[Task requirements] Each line containing the word "document" needs to be copied.

[Data extract]
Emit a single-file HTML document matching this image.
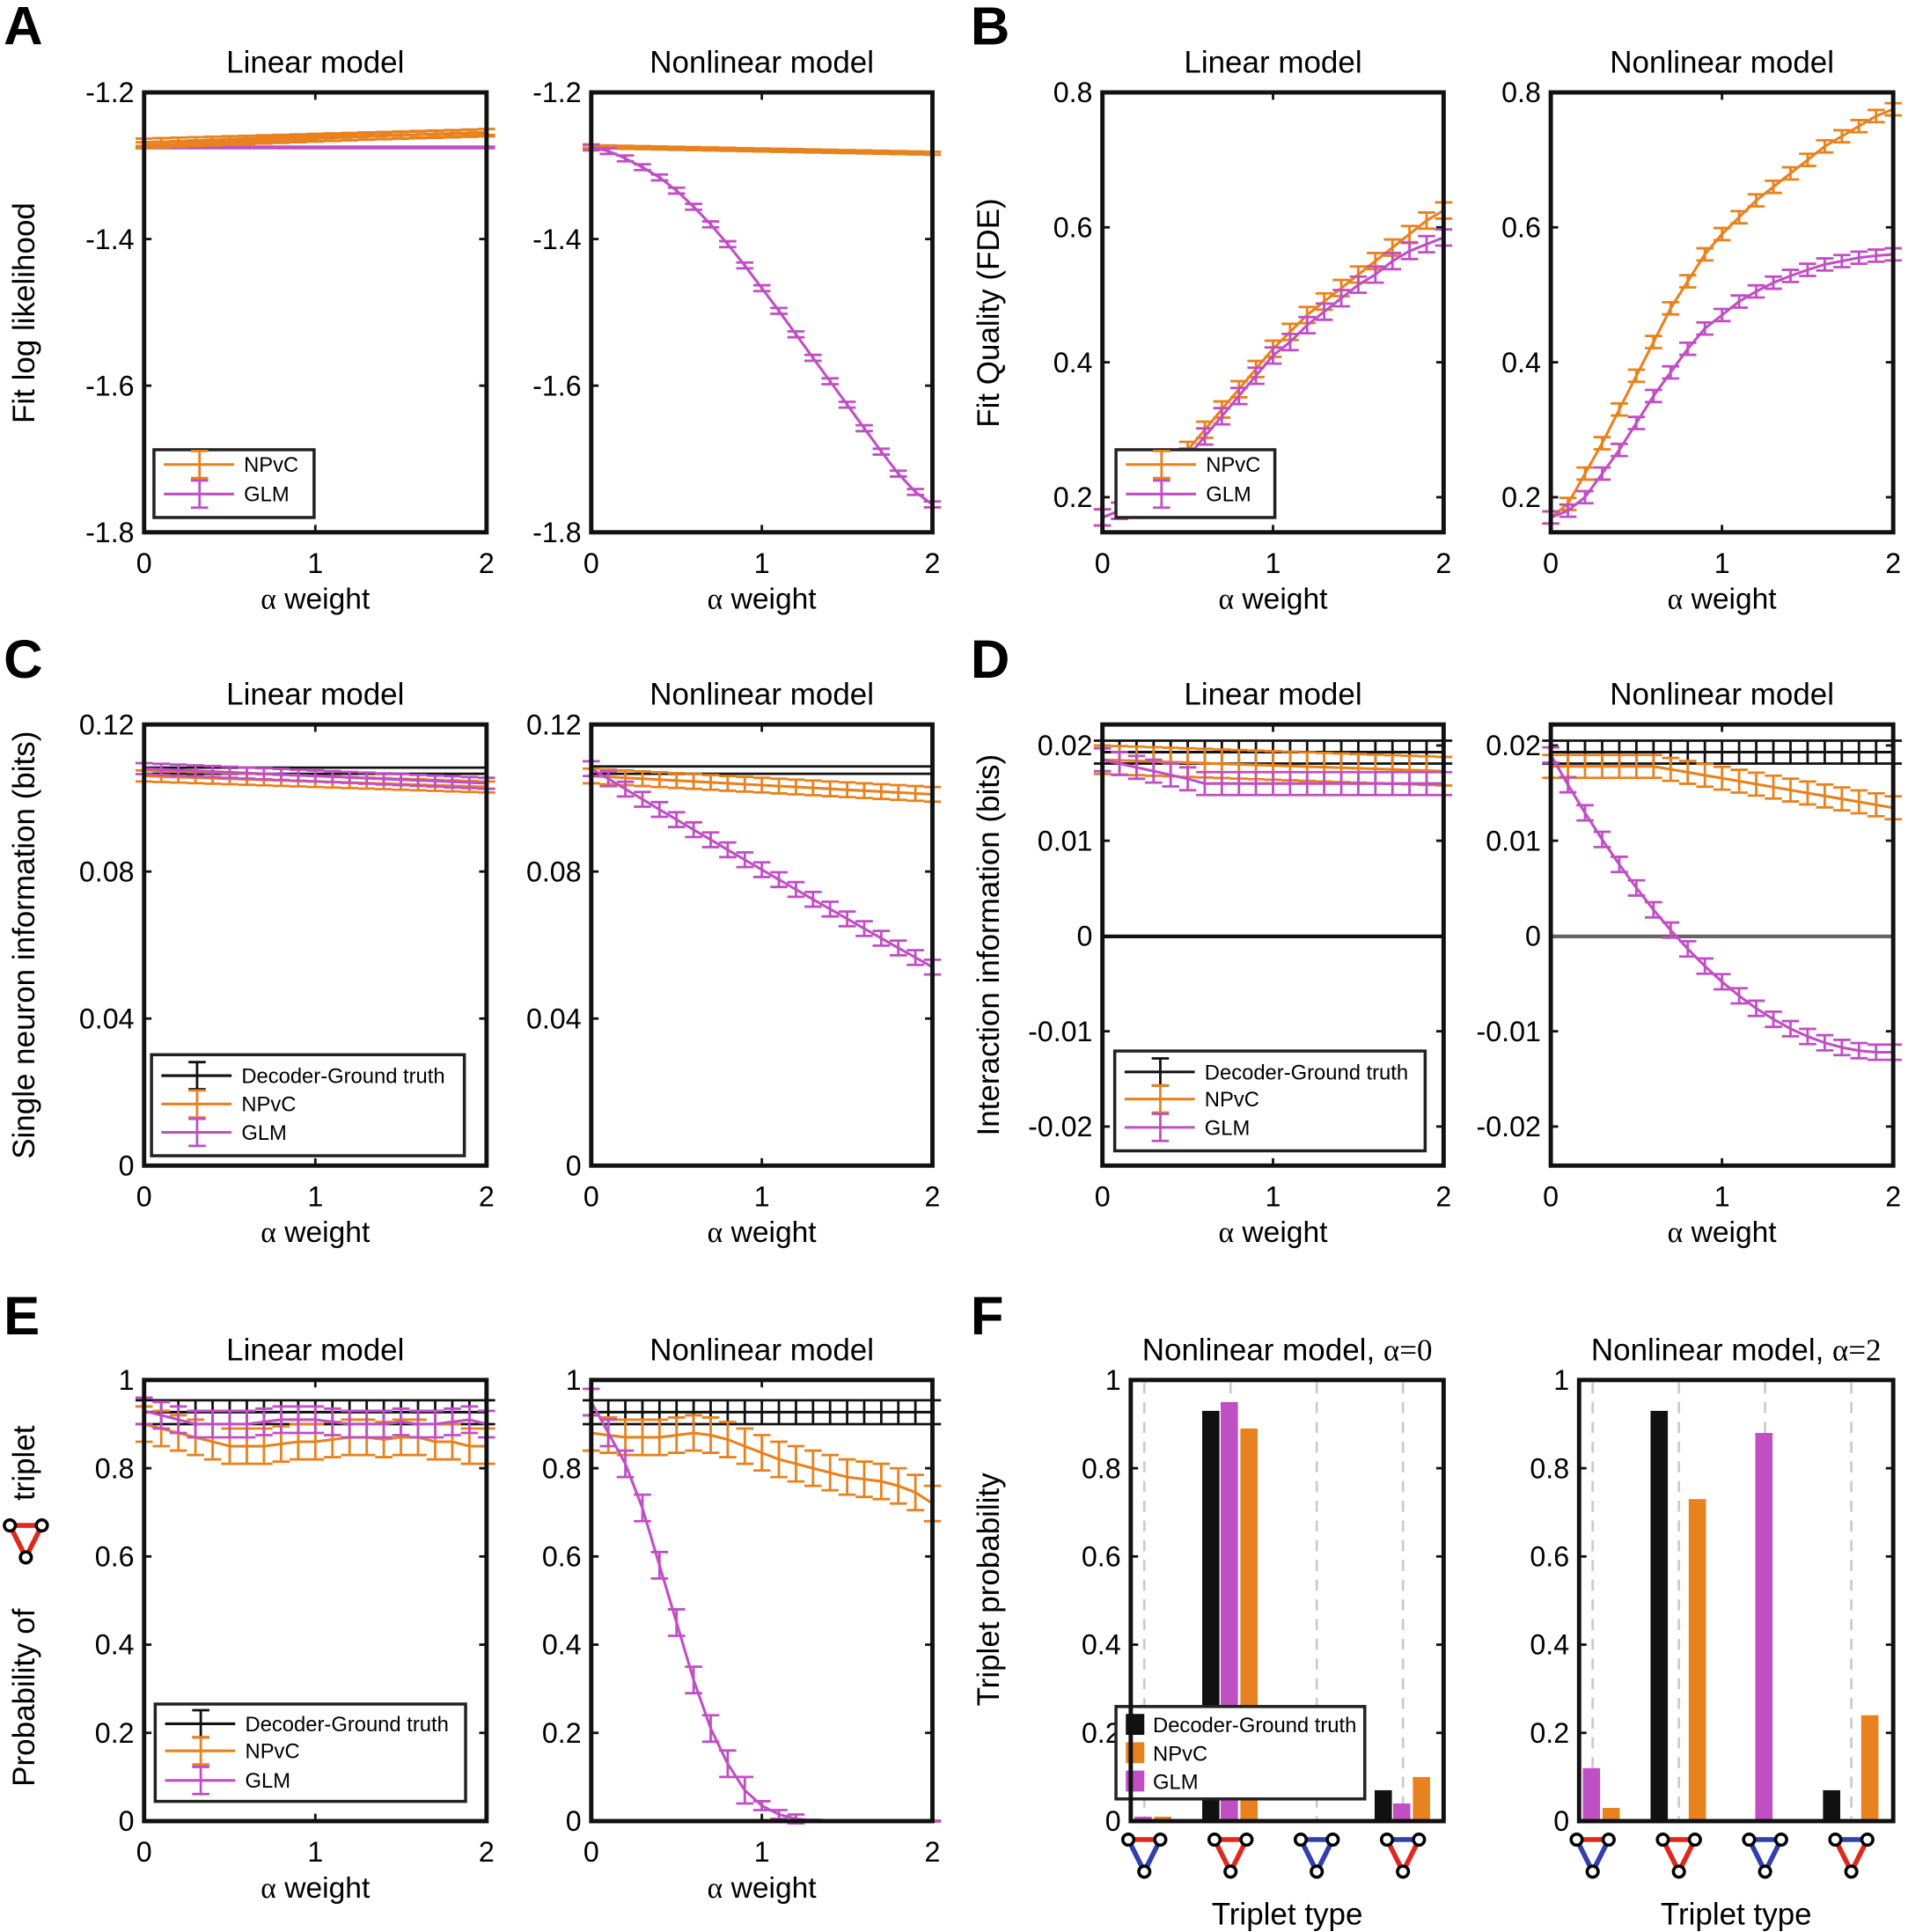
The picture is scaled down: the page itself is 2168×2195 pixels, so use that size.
<!DOCTYPE html>
<html><head><meta charset="utf-8"><style>
html,body{margin:0;padding:0;background:#fff}
svg{display:block}
text{font-family:"Liberation Sans",sans-serif}
</style></head><body>
<svg id="s" width="2168" height="2195" viewBox="0 0 1549 1568" preserveAspectRatio="none" xmlns="http://www.w3.org/2000/svg"></svg>
<script>
const S=document.getElementById('s');let h='';
const OR='#E8821E',MG='#C04FC4',BK='#111';
function T(x,y,t,sz,anc,extra){h+=`<text x="${x}" y="${y}" font-size="${sz}" text-anchor="${anc||'middle'}" ${extra||''}>${t}</text>`;}
function L(x1,y1,x2,y2,c,w,extra){h+=`<line x1="${x1}" y1="${y1}" x2="${x2}" y2="${y2}" stroke="${c}" stroke-width="${w}" ${extra||''}/>`;}
function axes(x0,x1,y0,y1,ymin,ymax,yt,ylab,title,xt){
  const ax={x0,x1,y0,y1,ymin,ymax,
    X:a=>x0+(x1-x0)*a/2, Y:v=>y1-(y1-y0)*(v-ymin)/(ymax-ymin)};
  T((x0+x1)/2,y0-16,title,25);
  yt.forEach(([v,s])=>{const y=ax.Y(v);T(x0-8,y+8,s,23,'end');L(x0,y,x0+6,y,BK,2);L(x1,y,x1-6,y,BK,2);});
  if(xt!==false){[0,1,2].forEach(a=>{const x=ax.X(a);T(x,y1+33,a,23);L(x,y1,x,y1-6,BK,2);L(x,y0,x,y0+6,BK,2);});
  T((x0+x1)/2,y1+62,'<tspan font-family="Liberation Serif">α</tspan> weight',24);}
  return ax;
}
function box(ax){h+=`<rect x="${ax.x0}" y="${ax.y0}" width="${ax.x1-ax.x0}" height="${ax.y1-ax.y0}" fill="none" stroke="${BK}" stroke-width="3.5"/>`;}
function series(ax,f,e,c,step){step=step||0.1;let p=[];const pts=[];
  for(let i=0;i<=Math.round(2/step);i++){const a=i*step;const v=f(a);pts.push([a,v]);p.push(ax.X(a).toFixed(1)+','+ax.Y(v).toFixed(1));}
  h+=`<polyline points="${p.join(' ')}" fill="none" stroke="${c}" stroke-width="2.2"/>`;
  pts.forEach(([a,v])=>{const x=ax.X(a),ee=typeof e=='function'?e(a):e;const yt=ax.Y(v+ee),yb=ax.Y(v-ee);
    L(x,yt,x,yb,c,2);L(x-7,yt,x+7,yt,c,2);L(x-7,yb,x+7,yb,c,2);});
}
function interp(arr){return a=>{const i=Math.min(Math.floor(a/0.1+1e-9),arr.length-2);const t=a/0.1-i;return arr[i]*(1-t)+arr[i+1]*t;};}
function legend(x0,y0,x1,y1,items,patch){
  h+=`<rect x="${x0}" y="${y0}" width="${x1-x0}" height="${y1-y0}" fill="#fff" stroke="#222" stroke-width="2.5"/>`;
  items.forEach(([c,t,y])=>{
    if(patch){h+=`<rect x="${x0+8}" y="${y-8}" width="15" height="17" fill="${c}"/>`;T(x0+30,y+7,t,17,'start');}
    else{L(x0+8,y,x0+65,y,c,2.2);const xm=x0+37;L(xm,y-11,xm,y+11,c,2);L(xm-7,y-11,xm+7,y-11,c,2);L(xm-7,y+11,xm+7,y+11,c,2);T(x0+73,y+6,t,17,'start');}
  });
}
function letter(x,y,t){T(x,y,t,44,'start','font-weight="bold"');}
letter(3,36,'A');letter(788,36,'B');letter(3,550,'C');letter(788,550,'D');letter(3,1083,'E');letter(788,1083,'F');
// A
let yA=[[-1.2,'-1.2'],[-1.4,'-1.4'],[-1.6,'-1.6'],[-1.8,'-1.8']];
let a=axes(117,395,75,432,-1.8,-1.2,yA,'','Linear model');
series(a,x=>-1.275,0.001,MG);
series(a,x=>-1.268+0.0065*x,0.005,OR);series(a,x=>-1.272+0.009*x,0.004,OR);
legend(125,365,255,420,[[OR,'NPvC',377],[MG,'GLM',401]]);box(a);
h+=`<text transform="translate(28,254) rotate(-90)" font-size="25" text-anchor="middle">Fit log likelihood</text>`;
a=axes(480,757,75,432,-1.8,-1.2,yA,'','Nonlinear model');
series(a,x=>-1.274-0.0045*x,0.002,OR);
series(a,interp([-1.275,-1.28,-1.29,-1.302,-1.316,-1.334,-1.356,-1.38,-1.407,-1.436,-1.467,-1.498,-1.53,-1.562,-1.594,-1.626,-1.658,-1.69,-1.72,-1.745,-1.762]),0.004,MG);box(a);
// B
let yB=[[0.2,'0.2'],[0.4,'0.4'],[0.6,'0.6'],[0.8,'0.8']];
a=axes(895,1172,75,432,0.148,0.8,yB,'','Linear model');
series(a,interp([0.17,0.18,0.2,0.22,0.25,0.27,0.3,0.33,0.36,0.39,0.42,0.445,0.47,0.49,0.51,0.53,0.55,0.57,0.59,0.61,0.625]),0.012,OR);
series(a,interp([0.17,0.18,0.19,0.21,0.23,0.26,0.29,0.32,0.35,0.38,0.41,0.43,0.455,0.475,0.495,0.515,0.53,0.55,0.565,0.575,0.585]),0.012,MG);
legend(906,365,1035,420,[[OR,'NPvC',377],[MG,'GLM',401]]);box(a);
h+=`<text transform="translate(811,254) rotate(-90)" font-size="25" text-anchor="middle">Fit Quality (FDE)</text>`;
a=axes(1259,1537,75,432,0.148,0.8,yB,'','Nonlinear model');
series(a,interp([0.17,0.19,0.235,0.28,0.33,0.38,0.43,0.48,0.52,0.56,0.59,0.615,0.64,0.66,0.68,0.7,0.72,0.735,0.75,0.765,0.775]),0.009,OR);
series(a,interp([0.17,0.18,0.2,0.235,0.27,0.31,0.35,0.385,0.42,0.45,0.47,0.49,0.505,0.518,0.528,0.537,0.545,0.55,0.555,0.558,0.56]),0.009,MG);box(a);
// C
let yC=[[0,'0'],[0.04,'0.04'],[0.08,'0.08'],[0.12,'0.12']];
a=axes(117,395,588,946,0,0.12,yC,'','Linear model');
L(117,623,395,623,BK,2);L(117,628,395,628,BK,2);
series(a,x=>0.106-0.0015*x,0.0015,OR);series(a,x=>0.108-0.002*x,0.0015,MG);
legend(123,856,377,938,[[BK,'Decoder-Ground truth',873],[OR,'NPvC',896],[MG,'GLM',919]]);box(a);
h+=`<text transform="translate(28,767) rotate(-90)" font-size="25" text-anchor="middle">Single neuron information (bits)</text>`;
a=axes(480,757,588,946,0,0.12,yC,'','Nonlinear model');
L(480,622,757,622,BK,2);L(480,628,757,628,BK,2);
series(a,x=>0.106-0.0025*x,0.002,OR);series(a,x=>0.108-0.028*x+0.0005*x*x,0.002,MG);box(a);
// D
let yD=[[-0.02,'-0.02'],[-0.01,'-0.01'],[0,'0'],[0.01,'0.01'],[0.02,'0.02']];
a=axes(895,1172,588,946,-0.0241,0.0222,yD,'','Linear model');
L(895,760,1172,760,BK,3);
series(a,x=>0.0193,0.0012,BK);
series(a,x=>0.0185-0.0006*x,0.0015,OR);series(a,x=>x<0.6?0.0185-0.004*x:0.016,0.0012,MG);
legend(905,853,1157,934,[[BK,'Decoder-Ground truth',870],[OR,'NPvC',892],[MG,'GLM',915]]);box(a);
h+=`<text transform="translate(811,767) rotate(-90)" font-size="25" text-anchor="middle">Interaction information (bits)</text>`;
a=axes(1259,1537,588,946,-0.0241,0.0222,yD,'','Nonlinear model');
L(1259,760,1537,760,'#666',3);
series(a,x=>0.0193,0.0012,BK);
series(a,x=>x<0.6?0.0178:0.0178-0.0031*(x-0.6),0.0012,OR);series(a,x=>0.019-0.032*x+0.0082*x*x,0.0008,MG);box(a);
// E
let yE=[[0,'0'],[0.2,'0.2'],[0.4,'0.4'],[0.6,'0.6'],[0.8,'0.8'],[1,'1']];
a=axes(117,395,1120,1478,0,1,yE,'','Linear model');
series(a,x=>0.927,0.027,BK);
series(a,interp([0.9,0.89,0.88,0.87,0.86,0.85,0.85,0.85,0.855,0.86,0.86,0.865,0.87,0.87,0.865,0.87,0.87,0.86,0.86,0.85,0.85]),0.04,OR);
series(a,interp([0.93,0.92,0.91,0.9,0.9,0.9,0.9,0.905,0.91,0.91,0.91,0.905,0.9,0.9,0.9,0.905,0.9,0.9,0.905,0.91,0.9]),0.03,MG);
legend(126,1383,378,1462,[[BK,'Decoder-Ground truth',1399],[OR,'NPvC',1421],[MG,'GLM',1445]]);box(a);
h+=`<text transform="translate(28,1450) rotate(-90)" font-size="25" text-anchor="start">Probability of</text>`;
h+=`<text transform="translate(28,1218) rotate(-90)" font-size="25" text-anchor="start">triplet</text>`;
function tri(cx,cy,top,l,r,sc){sc=sc||1;const A=[cx-13*sc,cy-12*sc],B=[cx+13*sc,cy-12*sc],C=[cx,cy+14*sc];
 L(A[0],A[1],B[0],B[1],top,4);L(A[0],A[1],C[0],C[1],l,4);L(B[0],B[1],C[0],C[1],r,4);
 [A,B,C].forEach(p=>h+=`<circle cx="${p[0]}" cy="${p[1]}" r="4.5" fill="#fff" stroke="#000" stroke-width="2.5"/>`);}
tri(21,1250,'#E0281E','#E0281E','#E0281E');
a=axes(480,757,1120,1478,0,1,yE,'','Nonlinear model');
series(a,x=>0.927,0.027,BK);
series(a,interp([0.88,0.875,0.87,0.87,0.87,0.875,0.88,0.875,0.865,0.85,0.835,0.82,0.81,0.8,0.79,0.78,0.775,0.77,0.76,0.745,0.72]),0.04,OR);
series(a,interp([0.95,0.88,0.81,0.71,0.58,0.45,0.32,0.21,0.13,0.07,0.035,0.015,0.005,0.002,0,0,0,0,0,0,0]),x=>x>1.25?0.001:(x>0.95?0.01:0.03),MG);box(a);
// F
const RD='#E0281E',BL='#3040B0';
function fplot(x0,x1,title,vals){
  const ax=axes(x0,x1,1120,1478,0,1,yE,'',title,false);
  const cats=[x0+11,x0+81,x0+151,x0+221];
  cats.forEach(c=>L(c,1122,c,1476,'#ccc',2,'stroke-dasharray="9,7"'));
  cats.forEach((c,i)=>{[[BK,-23,vals[i][0]],[MG,-8,vals[i][1]],[OR,8,vals[i][2]]].forEach(([col,dx,v])=>{if(v>0)h+=`<rect x="${c+dx}" y="${ax.Y(v)}" width="14" height="${1478-ax.Y(v)}" fill="${col}"/>`;});});
  const cs=[[RD,BL,BL],[RD,RD,RD],[BL,BL,BL],[BL,RD,RD]];
  cats.forEach((c,i)=>tri(c,1505,...cs[i]));
  T((x0+x1)/2,1562,'Triplet type',25);
  return ax;
}
a=fplot(918,1172,'Nonlinear model, <tspan font-family="Liberation Serif">α=0</tspan>',[[0,0.01,0.01],[0.93,0.95,0.89],[0,0,0],[0.07,0.04,0.1]]);
legend(906,1385,1108,1460,[[BK,'Decoder-Ground truth',1399],[OR,'NPvC',1422],[MG,'GLM',1445]],true);box(a);
h+=`<text transform="translate(811,1290) rotate(-90)" font-size="25" text-anchor="middle">Triplet probability</text>`;
a=fplot(1282,1537,'Nonlinear model, <tspan font-family="Liberation Serif">α=2</tspan>',[[0,0.12,0.03],[0.93,0,0.73],[0,0.88,0],[0.07,0,0.24]]);box(a);
S.innerHTML=h;
</script>
</body></html>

[Exercise output]
Emit a single-file HTML document matching this image.
const S=document.getElementById('s');let h='';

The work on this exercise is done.